Tony Takitani first published by Film4 in 2004
Summary: Issei Ogata finds loneliness, love, loss, and then loneliness again, in Jun Ichikawa’s stylish adaptation of a Haruki Murakami short story.
Review: In the writings of Haruki Murakami, style is every bit as important as content. The events may be somewhat surreal, the characters eccentric, but the prose in which all these are dressed is so plain, precise and detached that they never seem very far from the ordinary. There have been occasional short films based on Murakami’s stories, like Naoto Yamakawa’s Panya Shugeki (1982) and Hyaku Percent no Onna no Ko (1983), and more recently Emilie Carlsson Gras’ Dansa med dvärgar (2003)1Subsequent feature-length adaptations of Murakami have included Tran Anh Hung’s Norwegian Wood (2008), Lee Chang-dong‘s Burning (2018) and Ryusuke Hamaguchi’s Drive My Car (2021).; but the Japanese author has for the most part been reluctant to allow filmmakers to adapt his richly mannered works, for fear of what will inevitably become lost in the translation from page to screen. Yet in permitting Jun Ichikawa to make the feature-length Tony Takitani, derived from his 1990 short story of the same name, Murakami has found a cinematic costume that is the perfect fit for his literary fiction.
Tony Takitani (Issei Ogata) seems destined for loneliness. His mother died three days after his birth, his father Shozaburo (also played by Ogata), a touring musician, is rarely at home, and even his Americanised forename alienates him from his fellow Japanese. Growing up to be a successful technical illustrator, Tony lives in self-contained solitude, until one day he meets the younger Eiko (Miyazawa Rie), and for the first time realises all that he has been missing. They are soon married, but the immaculately dressed Eiko also has a void in her own life, which she tries to fill by compulsively purchasing endless items of haute couture. When she has enough outfits to fill an entire room, Tony gently suggests that she cut down on the high-end shopping trips, with disastrous consequences. Alone once again, with only Eiko’s rows of designer costumes for company, Tony advertises for a female assistant with the same measurements as his wife; but when Hisako (also played by Rie) shows up, Tony can see only what he has lost.
In Tony Takitani, Ichikawa brilliantly captures Murakami’s blend of whimsy, irony and melancholy, by remaining sensitive to the spirit of the original story, while finding intelligent and inventive ways to convert the author’s verbal idiosyncrasies to a visual medium. The film’s bookish origins are marked both by the presence of an unseen omniscient narrator (Nishijima Hidetoshi) whose quiet, measured tone conveys Murakami’s cool style; and by the prevalence in the film of scenes which end with the camera drifting to one side of the frame, subtly suggestive of the eyes’ movement as a page turns. The spareness of Murakami’s prose is conveyed by the decolorised shadings of the print, by Ichida Yoshikazu’s beautifully minimalist sets, and by the performances of the two leads, austere to the point that their faces are often turned away from the camera if not entirely out of shot. Ryuichi Sakamoto’s piano score forms a near constant backdrop to the film’s events, modulating a tone that is somewhere between plaintiveness and caprice.

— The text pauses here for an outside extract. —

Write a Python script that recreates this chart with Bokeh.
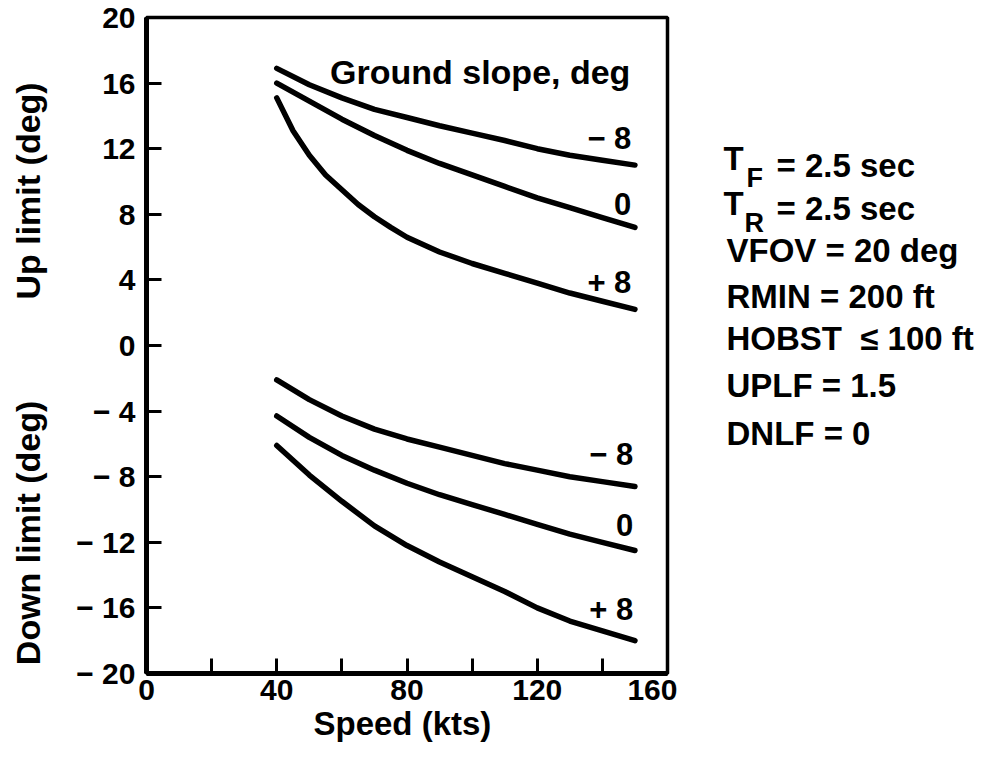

Tony, Eiko and Hisako, when they talk at all, often do so not to engage in dialogue with each other, but to take over the task of the narrator, so that they refer to themselves in the past tense, and even at times in the third person. It is a strange effect, as though a character from a story were coming partly to life – but it is also a reflection on the nature of adaptation to film, where literary figures are for the first time allowed their own voice and physicality, even if their story remains essentially the same. And so Ichikawa has crafted a film that repeatedly advertises its own slightness and artificiality, but at the same time overwhelms viewers with genuine feelings of loss, longing and sadness. The delicate balance that he achieves between formality and informality, surface and depth, aesthetics and emotions, is pure cinema – but it is also pure Murakami, making this one of the finest literary adaptations ever to have graced the screen.
Verdict: Beautiful, whimsical, and deeply melancholic, Jun Ichikawa’s adaptation brings Murakami’s prose to life by clothing it in the language of cinema.